Cependant, la ville lisible à la Hugo est, elle aussi, assez mystérieuse : "rues étroites, tortueuses, quelquefois obscures, où se lient les unes aux autres mille maisons de toute forme, de tout âge, hautes, basses, noires, blanches, peintes, sculptées; labyrinthes d'édifices dressés côte à côte, pêle-mêle, palais" : qu'on arrête là l'énumération ; elle est assez étrange pour avoir l'air d'être surgie du passé, cette ville. Ce qui était encore familier aux gens du XIXème siècle, on a besoin nous autres de l'agrémenter de tourisme, de couleur locale, de merchandising folklorique, sinon, ça vous prend vite de ces airs de lieu qui veut pas vraiment de vous, ces vieilles architectures, ces places à énigmes, à heures inquiétes, à ombres.

6.
"C'est là une des imaginations les plus folles où l'on se puisse aventurer." L'imagination est donc une aventure, et l'écrivain un aventurier du fantasme, du "désordre", de la "profusion", de la "bizarrerie" et du "mauvais goût" : dans ces quatre termes toute la modernité littéraire. Hugo a vu juste : l'imagination va s'emparer des esprits et pousser son arbre dément dans les cervelles. Cela a-t-il déstabilisé l'ordre social ? On peut en douter.
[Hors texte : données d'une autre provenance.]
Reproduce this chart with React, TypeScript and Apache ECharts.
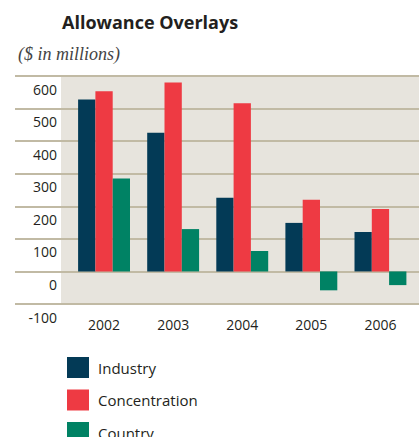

Il est plutôt que l'étrangeté littéraire va rendre compte de l'étrange folie des humains qui, devenant de plus nombreux, de plus en plus rapides, de plus en plus efficaces, semblent courir après une paix qu'ils ne trouveront plus et qui n'a peut-être jamais existé.

7.
La littérature est la voix même de Cassandre. On l'écoute, on ne la croit pas, et on fonce dans le mur.

8.
"Jamais tant d'intelligences n'ont fouillé à la fois ce grand abîme de l'Asie." : Evidemment, à notre époque, où la Chine est en passe de dominer le réel, et où le Proche et le Moyen-Orient décident de la paix du monde, l'expression "grand abîme de l'Asie" rappelle que ce grand abîme là pourrait bien nous engloutir.

9.
Dans le dernier paragraphe de cette préface de janvier 1829, cette prémonition encore : "Tout le continent penche à l'Orient. Nous verrons de grandes choses. La vieille barbarie asiatique n'est peut-être pas aussi dépourvue d'hommes supérieurs que notre civilisation le veut croire." Tu l'as dit, Toto.